WRITTEN EXERCISE | Copy the lines below as they are; omit the images they contain.

DATA EXTRACT |
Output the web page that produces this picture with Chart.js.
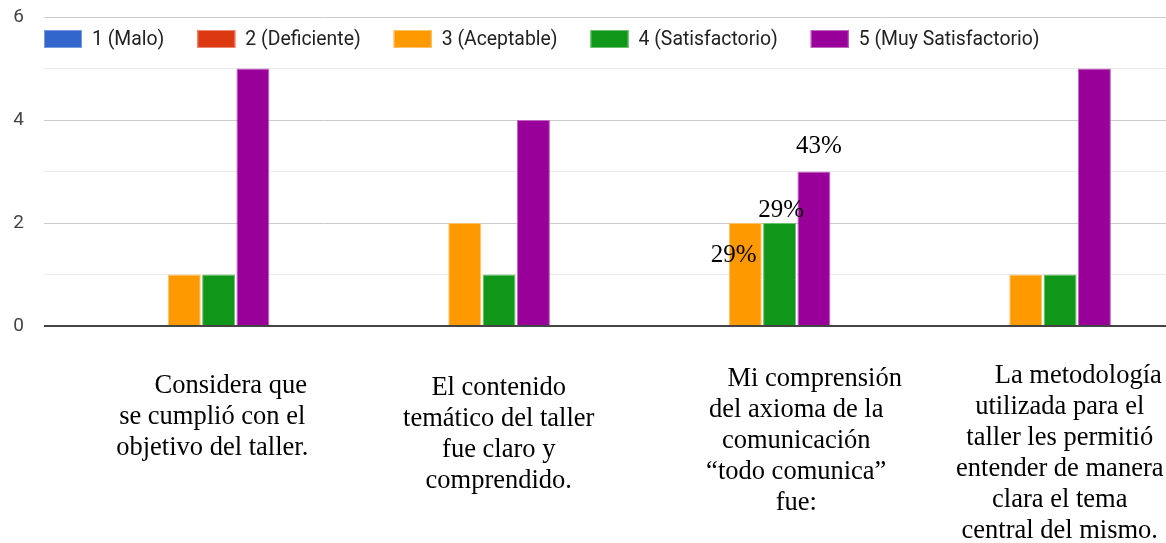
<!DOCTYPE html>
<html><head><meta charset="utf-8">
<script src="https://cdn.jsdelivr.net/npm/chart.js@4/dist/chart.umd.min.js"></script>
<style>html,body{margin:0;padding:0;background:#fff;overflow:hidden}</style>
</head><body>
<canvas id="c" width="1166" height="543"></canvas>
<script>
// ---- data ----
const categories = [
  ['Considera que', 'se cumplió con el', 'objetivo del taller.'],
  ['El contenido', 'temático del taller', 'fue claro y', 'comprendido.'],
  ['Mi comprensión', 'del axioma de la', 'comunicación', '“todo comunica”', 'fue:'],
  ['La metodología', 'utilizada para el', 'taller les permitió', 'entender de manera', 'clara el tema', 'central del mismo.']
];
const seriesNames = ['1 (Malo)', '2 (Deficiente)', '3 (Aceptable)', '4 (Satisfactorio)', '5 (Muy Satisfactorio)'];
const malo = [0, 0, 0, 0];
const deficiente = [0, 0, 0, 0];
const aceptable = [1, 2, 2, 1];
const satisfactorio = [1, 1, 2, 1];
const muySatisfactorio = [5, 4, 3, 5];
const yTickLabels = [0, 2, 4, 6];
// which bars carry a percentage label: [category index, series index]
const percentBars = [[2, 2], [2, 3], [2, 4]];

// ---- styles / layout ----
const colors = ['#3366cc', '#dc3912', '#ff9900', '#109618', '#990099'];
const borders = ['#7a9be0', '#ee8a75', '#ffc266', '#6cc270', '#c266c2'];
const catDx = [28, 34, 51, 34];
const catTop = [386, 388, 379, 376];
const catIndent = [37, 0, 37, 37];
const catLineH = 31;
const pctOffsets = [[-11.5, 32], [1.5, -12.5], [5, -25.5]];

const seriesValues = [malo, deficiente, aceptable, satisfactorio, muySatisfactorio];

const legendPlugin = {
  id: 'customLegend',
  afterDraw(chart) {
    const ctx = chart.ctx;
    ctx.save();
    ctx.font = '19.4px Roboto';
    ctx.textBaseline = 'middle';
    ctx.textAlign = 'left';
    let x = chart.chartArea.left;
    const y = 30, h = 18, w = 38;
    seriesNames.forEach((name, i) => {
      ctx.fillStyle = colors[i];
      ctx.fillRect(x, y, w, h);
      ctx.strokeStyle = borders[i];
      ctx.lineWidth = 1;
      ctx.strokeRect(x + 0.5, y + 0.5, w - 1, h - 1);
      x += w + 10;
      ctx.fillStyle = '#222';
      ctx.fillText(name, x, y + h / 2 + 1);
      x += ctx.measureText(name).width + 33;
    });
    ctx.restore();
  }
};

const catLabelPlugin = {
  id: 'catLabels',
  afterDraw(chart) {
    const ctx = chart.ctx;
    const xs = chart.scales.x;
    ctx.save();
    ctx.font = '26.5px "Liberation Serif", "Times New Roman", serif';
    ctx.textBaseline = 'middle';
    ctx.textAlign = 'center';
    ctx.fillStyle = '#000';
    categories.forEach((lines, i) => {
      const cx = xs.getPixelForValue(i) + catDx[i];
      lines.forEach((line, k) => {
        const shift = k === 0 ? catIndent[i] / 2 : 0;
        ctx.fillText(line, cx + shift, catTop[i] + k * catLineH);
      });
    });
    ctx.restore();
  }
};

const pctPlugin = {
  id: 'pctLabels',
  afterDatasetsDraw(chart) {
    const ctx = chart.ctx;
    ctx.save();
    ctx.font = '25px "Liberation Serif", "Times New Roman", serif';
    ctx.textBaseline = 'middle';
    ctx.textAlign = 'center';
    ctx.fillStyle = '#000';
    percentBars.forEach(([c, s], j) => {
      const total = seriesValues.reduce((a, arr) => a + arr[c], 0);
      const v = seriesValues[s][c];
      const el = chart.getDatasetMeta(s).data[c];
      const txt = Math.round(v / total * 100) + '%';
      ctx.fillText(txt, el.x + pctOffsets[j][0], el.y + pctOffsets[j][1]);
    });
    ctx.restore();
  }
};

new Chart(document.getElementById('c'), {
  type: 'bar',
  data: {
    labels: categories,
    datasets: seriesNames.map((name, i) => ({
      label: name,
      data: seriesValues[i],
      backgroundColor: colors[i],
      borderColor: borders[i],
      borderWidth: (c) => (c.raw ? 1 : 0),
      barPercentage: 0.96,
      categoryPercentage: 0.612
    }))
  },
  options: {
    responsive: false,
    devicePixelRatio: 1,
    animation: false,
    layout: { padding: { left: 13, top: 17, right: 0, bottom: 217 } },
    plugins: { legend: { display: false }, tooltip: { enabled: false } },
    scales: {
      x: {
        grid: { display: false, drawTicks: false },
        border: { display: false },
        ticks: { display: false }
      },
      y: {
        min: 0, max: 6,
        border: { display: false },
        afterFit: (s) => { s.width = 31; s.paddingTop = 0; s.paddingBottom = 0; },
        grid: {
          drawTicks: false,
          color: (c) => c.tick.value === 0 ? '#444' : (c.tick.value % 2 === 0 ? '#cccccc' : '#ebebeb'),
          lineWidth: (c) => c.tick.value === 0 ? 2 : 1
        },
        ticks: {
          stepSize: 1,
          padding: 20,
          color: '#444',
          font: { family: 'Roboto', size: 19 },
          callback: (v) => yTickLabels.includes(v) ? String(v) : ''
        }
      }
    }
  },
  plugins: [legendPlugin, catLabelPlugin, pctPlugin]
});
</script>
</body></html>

SOLUTION FOR THIS TASK |
Output the web page that produces this picture with Chart.js.
<!DOCTYPE html>
<html><head><meta charset="utf-8">
<script src="https://cdn.jsdelivr.net/npm/chart.js@4/dist/chart.umd.min.js"></script>
<style>html,body{margin:0;padding:0;background:#fff;overflow:hidden}</style>
</head><body>
<canvas id="c" width="1166" height="543"></canvas>
<script>
// ---- data ----
const categories = [
  ['Considera que', 'se cumplió con el', 'objetivo del taller.'],
  ['El contenido', 'temático del taller', 'fue claro y', 'comprendido.'],
  ['Mi comprensión', 'del axioma de la', 'comunicación', '“todo comunica”', 'fue:'],
  ['La metodología', 'utilizada para el', 'taller les permitió', 'entender de manera', 'clara el tema', 'central del mismo.']
];
const seriesNames = ['1 (Malo)', '2 (Deficiente)', '3 (Aceptable)', '4 (Satisfactorio)', '5 (Muy Satisfactorio)'];
const malo = [0, 0, 0, 0];
const deficiente = [0, 0, 0, 0];
const aceptable = [1, 2, 2, 1];
const satisfactorio = [1, 1, 2, 1];
const muySatisfactorio = [5, 4, 3, 5];
const yTickLabels = [0, 2, 4, 6];
// which bars carry a percentage label: [category index, series index]
const percentBars = [[2, 2], [2, 3], [2, 4]];

// ---- styles / layout ----
const colors = ['#3366cc', '#dc3912', '#ff9900', '#109618', '#990099'];
const borders = ['#7a9be0', '#ee8a75', '#ffc266', '#6cc270', '#c266c2'];
const catDx = [28, 34, 51, 34];
const catTop = [386, 388, 379, 376];
const catIndent = [37, 0, 37, 37];
const catLineH = 31;
const pctOffsets = [[-11.5, 32], [1.5, -12.5], [5, -25.5]];

const seriesValues = [malo, deficiente, aceptable, satisfactorio, muySatisfactorio];

const legendPlugin = {
  id: 'customLegend',
  afterDraw(chart) {
    const ctx = chart.ctx;
    ctx.save();
    ctx.font = '19.4px Roboto';
    ctx.textBaseline = 'middle';
    ctx.textAlign = 'left';
    let x = chart.chartArea.left;
    const y = 30, h = 18, w = 38;
    seriesNames.forEach((name, i) => {
      ctx.fillStyle = colors[i];
      ctx.fillRect(x, y, w, h);
      ctx.strokeStyle = borders[i];
      ctx.lineWidth = 1;
      ctx.strokeRect(x + 0.5, y + 0.5, w - 1, h - 1);
      x += w + 10;
      ctx.fillStyle = '#222';
      ctx.fillText(name, x, y + h / 2 + 1);
      x += ctx.measureText(name).width + 33;
    });
    ctx.restore();
  }
};

const catLabelPlugin = {
  id: 'catLabels',
  afterDraw(chart) {
    const ctx = chart.ctx;
    const xs = chart.scales.x;
    ctx.save();
    ctx.font = '26.5px "Liberation Serif", "Times New Roman", serif';
    ctx.textBaseline = 'middle';
    ctx.textAlign = 'center';
    ctx.fillStyle = '#000';
    categories.forEach((lines, i) => {
      const cx = xs.getPixelForValue(i) + catDx[i];
      lines.forEach((line, k) => {
        const shift = k === 0 ? catIndent[i] / 2 : 0;
        ctx.fillText(line, cx + shift, catTop[i] + k * catLineH);
      });
    });
    ctx.restore();
  }
};

const pctPlugin = {
  id: 'pctLabels',
  afterDatasetsDraw(chart) {
    const ctx = chart.ctx;
    ctx.save();
    ctx.font = '25px "Liberation Serif", "Times New Roman", serif';
    ctx.textBaseline = 'middle';
    ctx.textAlign = 'center';
    ctx.fillStyle = '#000';
    percentBars.forEach(([c, s], j) => {
      const total = seriesValues.reduce((a, arr) => a + arr[c], 0);
      const v = seriesValues[s][c];
      const el = chart.getDatasetMeta(s).data[c];
      const txt = Math.round(v / total * 100) + '%';
      ctx.fillText(txt, el.x + pctOffsets[j][0], el.y + pctOffsets[j][1]);
    });
    ctx.restore();
  }
};

new Chart(document.getElementById('c'), {
  type: 'bar',
  data: {
    labels: categories,
    datasets: seriesNames.map((name, i) => ({
      label: name,
      data: seriesValues[i],
      backgroundColor: colors[i],
      borderColor: borders[i],
      borderWidth: (c) => (c.raw ? 1 : 0),
      barPercentage: 0.96,
      categoryPercentage: 0.612
    }))
  },
  options: {
    responsive: false,
    devicePixelRatio: 1,
    animation: false,
    layout: { padding: { left: 13, top: 17, right: 0, bottom: 217 } },
    plugins: { legend: { display: false }, tooltip: { enabled: false } },
    scales: {
      x: {
        grid: { display: false, drawTicks: false },
        border: { display: false },
        ticks: { display: false }
      },
      y: {
        min: 0, max: 6,
        border: { display: false },
        afterFit: (s) => { s.width = 31; s.paddingTop = 0; s.paddingBottom = 0; },
        grid: {
          drawTicks: false,
          color: (c) => c.tick.value === 0 ? '#444' : (c.tick.value % 2 === 0 ? '#cccccc' : '#ebebeb'),
          lineWidth: (c) => c.tick.value === 0 ? 2 : 1
        },
        ticks: {
          stepSize: 1,
          padding: 20,
          color: '#444',
          font: { family: 'Roboto', size: 19 },
          callback: (v) => yTickLabels.includes(v) ? String(v) : ''
        }
      }
    }
  },
  plugins: [legendPlugin, catLabelPlugin, pctPlugin]
});
</script>
</body></html>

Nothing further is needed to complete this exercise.